Milhaud is often perceived as the champion of polytonality. Though of course he neither invented the technique nor was the first to employ it, he consistently found ingenious ways to use its potential to the advantage of his expressive goals, and often to the service of melody. Perhaps because he so clearly understood its possibilities, it became the harmonic language most commonly associated with his music. In the 1920s, however, Milhaud was considered a revolutionary and an enfant terrible of music, and the modishness of the artists associated with Cocteau or the impresario Diaghilev (who, like Milhaud, could have been expected to reproduce a work with a title such as Cocktail pour chant et clarinettes) undoubtedly contributed to that reputation. Milhaud's actual approach, however, owed more to the French composer Charles Koechlin than to Satie, and it built upon a particular concept of polytonality derived from Stravinsky's early ballets. Ultimately Milhaud believed not in revolution, but in the development (and extension) of the tradition—in a sort of musical stare decisis where, as he postulated, "every work is not more than a link in a chain, and new ideas or techniques only add to a complete past, a musical culture, without which no invention has any validity." Indeed, whether or not he realized it, this respect for continuum was and is a manifestly Judaic concept—one that has proved indispensable to any reconciliation of Jewish identity with natural inclinations toward innovation and the demands of modernity.

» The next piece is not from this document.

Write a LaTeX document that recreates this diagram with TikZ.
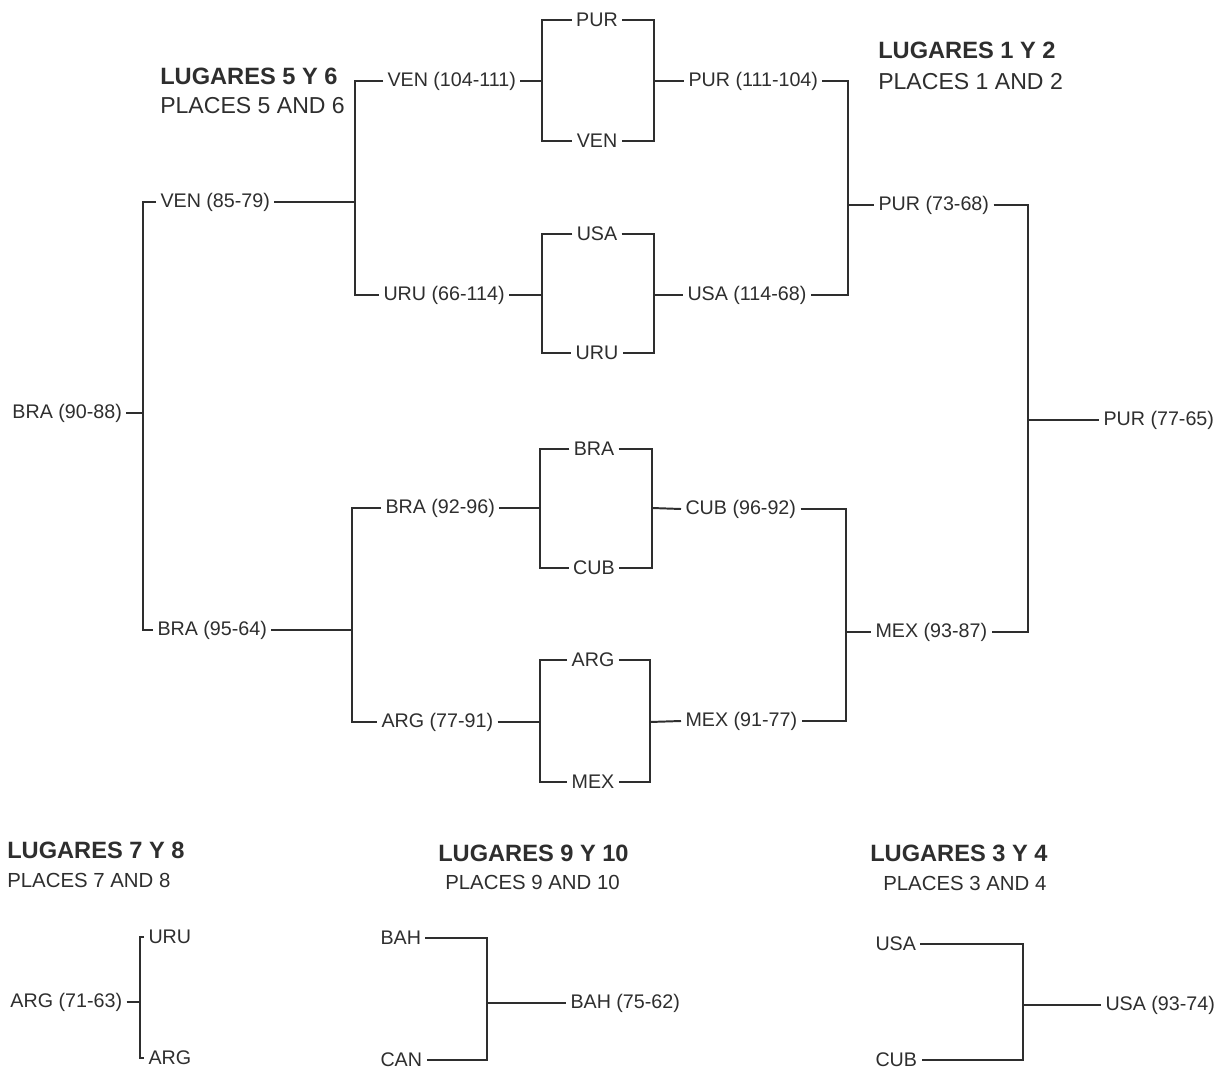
\documentclass[tikz,border=0pt]{standalone}
\usepackage{fontspec}
\setmainfont{Liberation Sans}
\usepackage{tikz}
\definecolor{ink}{HTML}{2E2E2E}
\tikzstyle{team} = [font=\fontsize{14}{16}\selectfont, text=ink, inner xsep=3pt, inner ysep=1pt, anchor=west]
\tikzstyle{pair} = [font=\fontsize{14}{16}\selectfont, text=ink, inner xsep=3pt, inner ysep=1pt]
\tikzstyle{head} = [font=\bfseries\fontsize{16.8}{19}\selectfont, text=ink, inner sep=0pt, anchor=west]
\tikzstyle{sub} = [font=\fontsize{16.4}{19}\selectfont, text=ink, inner sep=0pt, anchor=west]
\tikzstyle{subsmall} = [font=\fontsize{14.5}{17}\selectfont, text=ink, inner sep=0pt, anchor=west]
\tikzstyle{line} = [draw=ink, line width=1.4pt]

\begin{document}
\begin{tikzpicture}[x=0.025cm, y=-0.025cm]
                            \useasboundingbox[fill=white] (0,0) rectangle (1232,1072);
                            % headers
                            \node[head] (h56) at (160,76) {LUGARES 5 Y 6};
                            \node[sub] (p56) at (160,106) {PLACES 5 AND 6};
                            \node[head] (h12) at (878,50) {LUGARES 1 Y 2};
                            \node[sub] (p12) at (878,82) {PLACES 1 AND 2};
                            \node[head] (h78) at (7,850) {LUGARES 7 Y 8};
                            \node[subsmall] (p78) at (7,880) {PLACES 7 AND 8};
                            \node[head] (h910) at (438,853) {LUGARES 9 Y 10};
                            \node[subsmall] (p910) at (445,882) {PLACES 9 AND 10};
                            \node[head] (h34) at (870,853) {LUGARES 3 Y 4};
                            \node[subsmall] (p34) at (883,883) {PLACES 3 AND 4};
                            % left side
                            \node[team] (bra90) at (8,413) {BRA (90-88)};
                            \node[team] (ven85) at (156,202) {VEN (85-79)};
                            \node[team] (bra95) at (153,630) {BRA (95-64)};
                            \node[team] (ven104) at (383,81) {VEN (104-111)};
                            \node[team] (uru66) at (379,295) {URU (66-114)};
                            \node[team] (bra92) at (381,508) {BRA (92-96)};
                            \node[team] (arg77) at (377,722) {ARG (77-91)};
                            % semifinal boxes
                            \node[pair] (pur1) at (597,20) {PUR};
                            \node[pair] (ven1) at (597,141) {VEN};
                            \node[pair] (usa1) at (597,234) {USA};
                            \node[pair] (uru1) at (597,353) {URU};
                            \node[pair] (bra1) at (594,449) {BRA};
                            \node[pair] (cub1) at (594,568) {CUB};
                            \node[pair] (arg1) at (593,660) {ARG};
                            \node[pair] (mex1) at (593,782) {MEX};
                            % right side
                            \node[team] (pur111) at (684,81) {PUR (111-104)};
                            \node[team] (usa114) at (683,295) {USA (114-68)};
                            \node[team] (cub96) at (681,509) {CUB (96-92)};
                            \node[team] (mex91) at (681,721) {MEX (91-77)};
                            \node[team] (pur73) at (874,205) {PUR (73-68)};
                            \node[team] (mex93) at (871,632) {MEX (93-87)};
                            \node[team] (pur77) at (1099,420) {PUR (77-65)};
                            % bottom
                            \node[team] (arg71) at (6,1002) {ARG (71-63)};
                            \node[team] (uru2) at (144,937) {URU};
                            \node[team] (arg2) at (144,1058) {ARG};
                            \node[team] (bah) at (376,938) {BAH};
                            \node[team] (can) at (376,1060) {CAN};
                            \node[team] (bah75) at (566,1003) {BAH (75-62)};
                            \node[team] (usa2) at (871,944) {USA};
                            \node[team] (cub2) at (871,1060) {CUB};
                            \node[team] (usa93) at (1101,1005) {USA (93-74)};
                            % bracket joints
                            \coordinate (j1) at (143,413);
                            \coordinate (j2) at (355,202);
                            \coordinate (j3) at (352,630);
                            \coordinate (b1l) at (542,81);
                            \coordinate (b1r) at (654,81);
                            \coordinate (b2l) at (542,295);
                            \coordinate (b2r) at (654,295);
                            \coordinate (b3l) at (540,508);
                            \coordinate (b3r) at (652,508);
                            \coordinate (b4l) at (540,722);
                            \coordinate (b4r) at (650,722);
                            \coordinate (j4) at (848,205);
                            \coordinate (j5) at (846,632);
                            \coordinate (j6) at (1028,420);
                            \coordinate (j7) at (140,1002);
                            \coordinate (j8) at (487,1003);
                            \coordinate (j9) at (1023,1005);
                            % connectors
                            \draw[line] (bra90.east) -- (j1);
                            \draw[line] (ven85.west) -| (j1) |- (bra95.west);
                            \draw[line] (ven85.east) -- (j2);
                            \draw[line] (ven104.west) -| (j2) |- (uru66.west);
                            \draw[line] (bra95.east) -- (j3);
                            \draw[line] (bra92.west) -| (j3) |- (arg77.west);
                            \draw[line] (pur1.west) -| (b1l) |- (ven1.west);
                            \draw[line] (pur1.east) -| (b1r) |- (ven1.east);
                            \draw[line] (usa1.west) -| (b2l) |- (uru1.west);
                            \draw[line] (usa1.east) -| (b2r) |- (uru1.east);
                            \draw[line] (bra1.west) -| (b3l) |- (cub1.west);
                            \draw[line] (bra1.east) -| (b3r) |- (cub1.east);
                            \draw[line] (arg1.west) -| (b4l) |- (mex1.west);
                            \draw[line] (arg1.east) -| (b4r) |- (mex1.east);
                            \draw[line] (ven104.east) -- (b1l);
                            \draw[line] (uru66.east) -- (b2l);
                            \draw[line] (bra92.east) -- (b3l);
                            \draw[line] (arg77.east) -- (b4l);
                            \draw[line] (b1r) -- (pur111.west);
                            \draw[line] (b2r) -- (usa114.west);
                            \draw[line] (b3r) -- (cub96.west);
                            \draw[line] (b4r) -- (mex91.west);
                            \draw[line] (pur111.east) -| (j4) |- (usa114.east);
                            \draw[line] (j4) -- (pur73.west);
                            \draw[line] (cub96.east) -| (j5) |- (mex91.east);
                            \draw[line] (j5) -- (mex93.west);
                            \draw[line] (pur73.east) -| (j6) |- (mex93.east);
                            \draw[line] (j6) -- (pur77.west);
                            \draw[line] (uru2.west) -| (j7) |- (arg2.west);
                            \draw[line] (arg71.east) -- (j7);
                            \draw[line] (bah.east) -| (j8) |- (can.east);
                            \draw[line] (j8) -- (bah75.west);
                            \draw[line] (usa2.east) -| (j9) |- (cub2.east);
                            \draw[line] (j9) -- (usa93.west);
                        \end{tikzpicture}
\end{document}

Both Milhaud's personal Judaism and his heritage informed a number of his prewar works, beginning with his early Poèmes Juifs (1916), although these did not incorporate the Provençal tradition upon which he later relied. Between the end of the First World War and the French surrender to Germany, in 1940, he wrote three Psalm settings in French; Six Chants populaires Hébraiques; Hymn de sion Israel est vivant; Prières journalières à l'usage des Juifs du Comtat-Venaissin; Liturgie Comtadine; Cantate nuptiale; and two Palestinian-Hebrew song arrangements for an experimental and innovative compilation instigated by German-Jewish émigré musicologist Hans Nathan. After Milhaud's move to America, in 1940, his Jewish identity and roots became even more significant parts of his overall expressive range.
In addition to the works recorded for the Milken Archive and in addition to his many general works, Milhaud's Judaically related pieces during a thirty-four-year period include Cain and Abel, for narrator, organ, and orchestra; Candelabre a sept branches; David, an opera written for the Israel Festival; Saul (incidental music); Trois psaumes de David; Cantate de Job; and Cantate de psaumes. His final work, Ani maamin (subtitled Un Chant perdu et retrouve), on a text by Elie Wiesel, received its premiere in 1975 at Carnegie Hall by the Brooklyn Philharmonic and the New York University Choral Arts Society, conducted by Lukas Foss, with soprano Roberta Peters and several narrators, including Wiesel.